Fleet Management Tips for Winter Operation

By | September 9, 2019

No matter what type of company they work for, if managers have diesel trucks in their fleets there are a few things they should know as winter approaches. Read on to find some fleet management tips that will make it easier to prepare vehicles for cold temperatures.

Plan Early

With several months of fall ahead, it may seem like winterization isn’t yet a priority. That’s the wrong attitude to take when it comes to preparing for the coldest months of the year, though, as preventative maintenance is important. Take the time to stock up on fluids, prepare drivers, and learn what to expect now to avoid serious problems in a few months.

Stock Up

Stock up on everything required to keep drivers and equipment safe this winter, including winterized tires, extra brake pads, heavy-duty windshield wipers, engine heaters, clean spark plugs, truck batteries, and all necessary fluids. Switch all the trucks to thinner oil in advance and make provisions for storing fluids like DEF that have to be kept in a certain temperature range to prevent degradation.

Switch Out Tires

Don’t bother with all-weather tires. They don’t provide the grip drivers need to deal with ice and snow. Switch them out for tires with a tread thickness of less than 5/32 of an inch and invest in some tire chains.

Change the Oil

High-viscosity oil will thicken as temperatures drop, making it more difficult for it to circulate through the engine. Switch to a winter blend to ensure proper lubrication.

Change the Brake Pads

Start winter off right with new brake pads. While changing the brake pads, check the vehicle’s air dryer system, too. This system removes excess moisture and prevents water from freezing outside the brake lines and causing potential failures.

Replace Weak Batteries

Older, weaker batteries sometimes have a hard time maintaining their charge in winter months.
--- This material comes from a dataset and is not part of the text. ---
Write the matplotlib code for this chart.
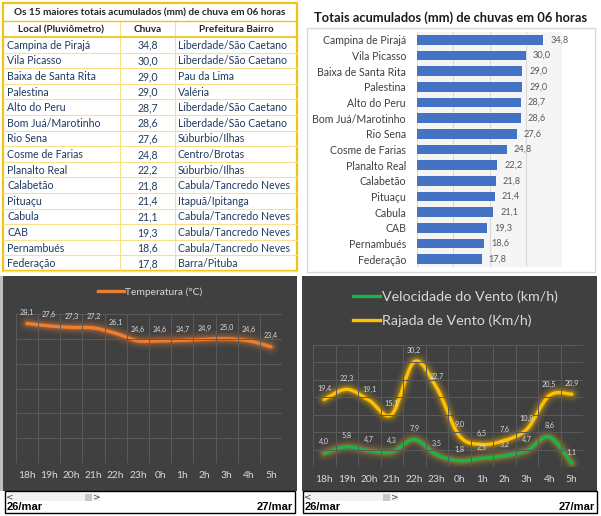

This happens because colder temperatures drain batteries faster than warmer weather. Combine this with the fact that diesel vehicles already need stronger batteries and the result of leaving weak batteries in the fleet’s trucks can be stranded drivers and unhappy customers.

Top Off Fluids

Top off all the vehicle’s fluids before every trip and check the coolant to make sure it’s at the right freeze point. Encourage drivers to keep extra fluids on-hand, including diesel exhaust fluid. Nobody wants to deal with breakdowns caused by negligence.